/---

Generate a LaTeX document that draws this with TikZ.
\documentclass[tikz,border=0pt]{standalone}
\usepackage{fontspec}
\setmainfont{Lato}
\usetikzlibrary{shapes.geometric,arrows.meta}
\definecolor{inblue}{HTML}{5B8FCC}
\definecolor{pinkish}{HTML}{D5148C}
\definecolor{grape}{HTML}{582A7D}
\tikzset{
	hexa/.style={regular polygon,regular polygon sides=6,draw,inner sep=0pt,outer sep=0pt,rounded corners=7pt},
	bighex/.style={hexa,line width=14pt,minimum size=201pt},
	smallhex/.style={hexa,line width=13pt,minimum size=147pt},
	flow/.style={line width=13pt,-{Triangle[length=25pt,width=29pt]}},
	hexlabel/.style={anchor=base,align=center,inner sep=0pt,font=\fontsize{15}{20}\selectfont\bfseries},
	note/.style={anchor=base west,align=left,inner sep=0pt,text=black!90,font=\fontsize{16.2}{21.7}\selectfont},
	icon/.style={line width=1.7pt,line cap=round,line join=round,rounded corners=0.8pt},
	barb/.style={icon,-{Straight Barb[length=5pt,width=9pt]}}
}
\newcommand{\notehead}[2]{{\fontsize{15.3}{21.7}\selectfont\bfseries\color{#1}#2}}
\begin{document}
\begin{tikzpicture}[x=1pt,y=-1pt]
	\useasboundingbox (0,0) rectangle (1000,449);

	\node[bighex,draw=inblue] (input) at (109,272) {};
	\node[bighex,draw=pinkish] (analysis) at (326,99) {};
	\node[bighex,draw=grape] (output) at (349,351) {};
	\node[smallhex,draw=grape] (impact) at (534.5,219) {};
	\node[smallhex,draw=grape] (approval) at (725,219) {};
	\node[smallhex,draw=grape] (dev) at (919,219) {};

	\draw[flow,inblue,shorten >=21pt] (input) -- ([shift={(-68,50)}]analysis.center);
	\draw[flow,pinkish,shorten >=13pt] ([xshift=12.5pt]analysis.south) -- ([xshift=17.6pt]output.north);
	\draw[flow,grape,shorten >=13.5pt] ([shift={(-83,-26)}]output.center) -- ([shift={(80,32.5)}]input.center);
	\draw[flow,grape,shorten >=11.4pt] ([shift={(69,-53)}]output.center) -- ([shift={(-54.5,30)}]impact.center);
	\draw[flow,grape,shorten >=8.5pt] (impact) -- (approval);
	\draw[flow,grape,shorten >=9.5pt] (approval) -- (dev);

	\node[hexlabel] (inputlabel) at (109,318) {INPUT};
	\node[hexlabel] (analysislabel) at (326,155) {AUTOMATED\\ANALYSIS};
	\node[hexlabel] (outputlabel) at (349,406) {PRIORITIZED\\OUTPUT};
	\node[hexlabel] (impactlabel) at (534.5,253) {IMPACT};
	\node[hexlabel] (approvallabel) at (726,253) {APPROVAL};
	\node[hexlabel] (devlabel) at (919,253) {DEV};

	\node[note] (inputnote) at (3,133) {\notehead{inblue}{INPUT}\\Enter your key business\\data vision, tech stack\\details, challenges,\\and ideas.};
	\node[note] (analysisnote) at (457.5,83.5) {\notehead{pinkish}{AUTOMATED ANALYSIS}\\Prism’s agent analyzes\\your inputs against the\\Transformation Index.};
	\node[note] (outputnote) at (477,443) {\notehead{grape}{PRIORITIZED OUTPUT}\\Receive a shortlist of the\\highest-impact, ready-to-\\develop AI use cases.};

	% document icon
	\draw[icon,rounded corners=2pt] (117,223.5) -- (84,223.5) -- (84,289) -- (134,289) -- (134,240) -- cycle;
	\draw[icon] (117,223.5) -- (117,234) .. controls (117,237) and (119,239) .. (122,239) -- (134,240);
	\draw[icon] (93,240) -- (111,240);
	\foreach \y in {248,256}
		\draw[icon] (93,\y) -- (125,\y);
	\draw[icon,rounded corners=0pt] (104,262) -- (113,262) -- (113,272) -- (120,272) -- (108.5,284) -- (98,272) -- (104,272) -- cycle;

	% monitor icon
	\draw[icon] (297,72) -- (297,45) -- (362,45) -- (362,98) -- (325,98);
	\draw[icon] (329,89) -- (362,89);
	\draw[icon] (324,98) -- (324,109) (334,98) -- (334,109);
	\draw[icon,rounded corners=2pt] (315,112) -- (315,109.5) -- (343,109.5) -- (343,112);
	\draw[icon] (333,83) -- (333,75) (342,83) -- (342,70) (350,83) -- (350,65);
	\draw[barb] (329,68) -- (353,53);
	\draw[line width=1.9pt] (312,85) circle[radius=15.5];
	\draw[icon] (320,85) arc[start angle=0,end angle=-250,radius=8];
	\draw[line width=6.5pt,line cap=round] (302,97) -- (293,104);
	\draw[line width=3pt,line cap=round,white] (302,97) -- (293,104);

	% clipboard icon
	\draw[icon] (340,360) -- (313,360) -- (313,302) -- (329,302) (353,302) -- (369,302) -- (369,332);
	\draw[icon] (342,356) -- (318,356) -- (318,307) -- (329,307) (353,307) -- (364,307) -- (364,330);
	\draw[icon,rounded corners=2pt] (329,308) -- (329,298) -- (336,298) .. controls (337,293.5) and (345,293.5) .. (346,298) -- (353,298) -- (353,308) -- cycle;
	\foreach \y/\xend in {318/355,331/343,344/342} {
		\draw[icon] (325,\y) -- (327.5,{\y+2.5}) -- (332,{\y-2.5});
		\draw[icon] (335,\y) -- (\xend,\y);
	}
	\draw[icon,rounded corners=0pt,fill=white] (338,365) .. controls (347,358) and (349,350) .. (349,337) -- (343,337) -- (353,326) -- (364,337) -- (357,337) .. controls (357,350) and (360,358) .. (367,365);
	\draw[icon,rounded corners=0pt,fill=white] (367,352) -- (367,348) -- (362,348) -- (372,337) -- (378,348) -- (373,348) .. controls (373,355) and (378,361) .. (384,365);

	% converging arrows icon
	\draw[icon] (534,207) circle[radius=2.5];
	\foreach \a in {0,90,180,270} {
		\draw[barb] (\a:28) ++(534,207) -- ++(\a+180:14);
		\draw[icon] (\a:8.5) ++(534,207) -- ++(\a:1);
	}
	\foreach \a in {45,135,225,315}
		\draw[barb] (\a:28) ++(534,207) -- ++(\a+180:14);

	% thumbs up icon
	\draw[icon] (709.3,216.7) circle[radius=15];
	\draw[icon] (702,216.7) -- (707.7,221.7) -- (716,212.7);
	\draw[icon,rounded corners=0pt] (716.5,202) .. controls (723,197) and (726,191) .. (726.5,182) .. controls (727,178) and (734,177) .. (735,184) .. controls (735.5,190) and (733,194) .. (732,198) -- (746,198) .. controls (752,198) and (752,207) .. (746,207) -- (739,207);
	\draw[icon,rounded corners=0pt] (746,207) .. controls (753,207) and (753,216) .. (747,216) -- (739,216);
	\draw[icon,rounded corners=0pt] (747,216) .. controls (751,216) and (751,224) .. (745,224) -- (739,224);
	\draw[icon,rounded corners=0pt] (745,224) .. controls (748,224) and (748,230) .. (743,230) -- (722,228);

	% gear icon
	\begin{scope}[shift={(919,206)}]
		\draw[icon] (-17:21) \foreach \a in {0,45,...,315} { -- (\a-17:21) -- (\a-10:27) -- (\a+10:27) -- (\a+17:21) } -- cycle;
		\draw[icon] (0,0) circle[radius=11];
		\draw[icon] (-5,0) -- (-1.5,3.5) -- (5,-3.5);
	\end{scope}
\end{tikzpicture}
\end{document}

\---

— TO BE DONE —
Hand back the material above in full, exactly as written.

— RESULT OF THE TASK —
Generate a LaTeX document that draws this with TikZ.
\documentclass[tikz,border=0pt]{standalone}
\usepackage{fontspec}
\setmainfont{Lato}
\usetikzlibrary{shapes.geometric,arrows.meta}
\definecolor{inblue}{HTML}{5B8FCC}
\definecolor{pinkish}{HTML}{D5148C}
\definecolor{grape}{HTML}{582A7D}
\tikzset{
	hexa/.style={regular polygon,regular polygon sides=6,draw,inner sep=0pt,outer sep=0pt,rounded corners=7pt},
	bighex/.style={hexa,line width=14pt,minimum size=201pt},
	smallhex/.style={hexa,line width=13pt,minimum size=147pt},
	flow/.style={line width=13pt,-{Triangle[length=25pt,width=29pt]}},
	hexlabel/.style={anchor=base,align=center,inner sep=0pt,font=\fontsize{15}{20}\selectfont\bfseries},
	note/.style={anchor=base west,align=left,inner sep=0pt,text=black!90,font=\fontsize{16.2}{21.7}\selectfont},
	icon/.style={line width=1.7pt,line cap=round,line join=round,rounded corners=0.8pt},
	barb/.style={icon,-{Straight Barb[length=5pt,width=9pt]}}
}
\newcommand{\notehead}[2]{{\fontsize{15.3}{21.7}\selectfont\bfseries\color{#1}#2}}
\begin{document}
\begin{tikzpicture}[x=1pt,y=-1pt]
	\useasboundingbox (0,0) rectangle (1000,449);

	\node[bighex,draw=inblue] (input) at (109,272) {};
	\node[bighex,draw=pinkish] (analysis) at (326,99) {};
	\node[bighex,draw=grape] (output) at (349,351) {};
	\node[smallhex,draw=grape] (impact) at (534.5,219) {};
	\node[smallhex,draw=grape] (approval) at (725,219) {};
	\node[smallhex,draw=grape] (dev) at (919,219) {};

	\draw[flow,inblue,shorten >=21pt] (input) -- ([shift={(-68,50)}]analysis.center);
	\draw[flow,pinkish,shorten >=13pt] ([xshift=12.5pt]analysis.south) -- ([xshift=17.6pt]output.north);
	\draw[flow,grape,shorten >=13.5pt] ([shift={(-83,-26)}]output.center) -- ([shift={(80,32.5)}]input.center);
	\draw[flow,grape,shorten >=11.4pt] ([shift={(69,-53)}]output.center) -- ([shift={(-54.5,30)}]impact.center);
	\draw[flow,grape,shorten >=8.5pt] (impact) -- (approval);
	\draw[flow,grape,shorten >=9.5pt] (approval) -- (dev);

	\node[hexlabel] (inputlabel) at (109,318) {INPUT};
	\node[hexlabel] (analysislabel) at (326,155) {AUTOMATED\\ANALYSIS};
	\node[hexlabel] (outputlabel) at (349,406) {PRIORITIZED\\OUTPUT};
	\node[hexlabel] (impactlabel) at (534.5,253) {IMPACT};
	\node[hexlabel] (approvallabel) at (726,253) {APPROVAL};
	\node[hexlabel] (devlabel) at (919,253) {DEV};

	\node[note] (inputnote) at (3,133) {\notehead{inblue}{INPUT}\\Enter your key business\\data vision, tech stack\\details, challenges,\\and ideas.};
	\node[note] (analysisnote) at (457.5,83.5) {\notehead{pinkish}{AUTOMATED ANALYSIS}\\Prism’s agent analyzes\\your inputs against the\\Transformation Index.};
	\node[note] (outputnote) at (477,443) {\notehead{grape}{PRIORITIZED OUTPUT}\\Receive a shortlist of the\\highest-impact, ready-to-\\develop AI use cases.};

	% document icon
	\draw[icon,rounded corners=2pt] (117,223.5) -- (84,223.5) -- (84,289) -- (134,289) -- (134,240) -- cycle;
	\draw[icon] (117,223.5) -- (117,234) .. controls (117,237) and (119,239) .. (122,239) -- (134,240);
	\draw[icon] (93,240) -- (111,240);
	\foreach \y in {248,256}
		\draw[icon] (93,\y) -- (125,\y);
	\draw[icon,rounded corners=0pt] (104,262) -- (113,262) -- (113,272) -- (120,272) -- (108.5,284) -- (98,272) -- (104,272) -- cycle;

	% monitor icon
	\draw[icon] (297,72) -- (297,45) -- (362,45) -- (362,98) -- (325,98);
	\draw[icon] (329,89) -- (362,89);
	\draw[icon] (324,98) -- (324,109) (334,98) -- (334,109);
	\draw[icon,rounded corners=2pt] (315,112) -- (315,109.5) -- (343,109.5) -- (343,112);
	\draw[icon] (333,83) -- (333,75) (342,83) -- (342,70) (350,83) -- (350,65);
	\draw[barb] (329,68) -- (353,53);
	\draw[line width=1.9pt] (312,85) circle[radius=15.5];
	\draw[icon] (320,85) arc[start angle=0,end angle=-250,radius=8];
	\draw[line width=6.5pt,line cap=round] (302,97) -- (293,104);
	\draw[line width=3pt,line cap=round,white] (302,97) -- (293,104);

	% clipboard icon
	\draw[icon] (340,360) -- (313,360) -- (313,302) -- (329,302) (353,302) -- (369,302) -- (369,332);
	\draw[icon] (342,356) -- (318,356) -- (318,307) -- (329,307) (353,307) -- (364,307) -- (364,330);
	\draw[icon,rounded corners=2pt] (329,308) -- (329,298) -- (336,298) .. controls (337,293.5) and (345,293.5) .. (346,298) -- (353,298) -- (353,308) -- cycle;
	\foreach \y/\xend in {318/355,331/343,344/342} {
		\draw[icon] (325,\y) -- (327.5,{\y+2.5}) -- (332,{\y-2.5});
		\draw[icon] (335,\y) -- (\xend,\y);
	}
	\draw[icon,rounded corners=0pt,fill=white] (338,365) .. controls (347,358) and (349,350) .. (349,337) -- (343,337) -- (353,326) -- (364,337) -- (357,337) .. controls (357,350) and (360,358) .. (367,365);
	\draw[icon,rounded corners=0pt,fill=white] (367,352) -- (367,348) -- (362,348) -- (372,337) -- (378,348) -- (373,348) .. controls (373,355) and (378,361) .. (384,365);

	% converging arrows icon
	\draw[icon] (534,207) circle[radius=2.5];
	\foreach \a in {0,90,180,270} {
		\draw[barb] (\a:28) ++(534,207) -- ++(\a+180:14);
		\draw[icon] (\a:8.5) ++(534,207) -- ++(\a:1);
	}
	\foreach \a in {45,135,225,315}
		\draw[barb] (\a:28) ++(534,207) -- ++(\a+180:14);

	% thumbs up icon
	\draw[icon] (709.3,216.7) circle[radius=15];
	\draw[icon] (702,216.7) -- (707.7,221.7) -- (716,212.7);
	\draw[icon,rounded corners=0pt] (716.5,202) .. controls (723,197) and (726,191) .. (726.5,182) .. controls (727,178) and (734,177) .. (735,184) .. controls (735.5,190) and (733,194) .. (732,198) -- (746,198) .. controls (752,198) and (752,207) .. (746,207) -- (739,207);
	\draw[icon,rounded corners=0pt] (746,207) .. controls (753,207) and (753,216) .. (747,216) -- (739,216);
	\draw[icon,rounded corners=0pt] (747,216) .. controls (751,216) and (751,224) .. (745,224) -- (739,224);
	\draw[icon,rounded corners=0pt] (745,224) .. controls (748,224) and (748,230) .. (743,230) -- (722,228);

	% gear icon
	\begin{scope}[shift={(919,206)}]
		\draw[icon] (-17:21) \foreach \a in {0,45,...,315} { -- (\a-17:21) -- (\a-10:27) -- (\a+10:27) -- (\a+17:21) } -- cycle;
		\draw[icon] (0,0) circle[radius=11];
		\draw[icon] (-5,0) -- (-1.5,3.5) -- (5,-3.5);
	\end{scope}
\end{tikzpicture}
\end{document}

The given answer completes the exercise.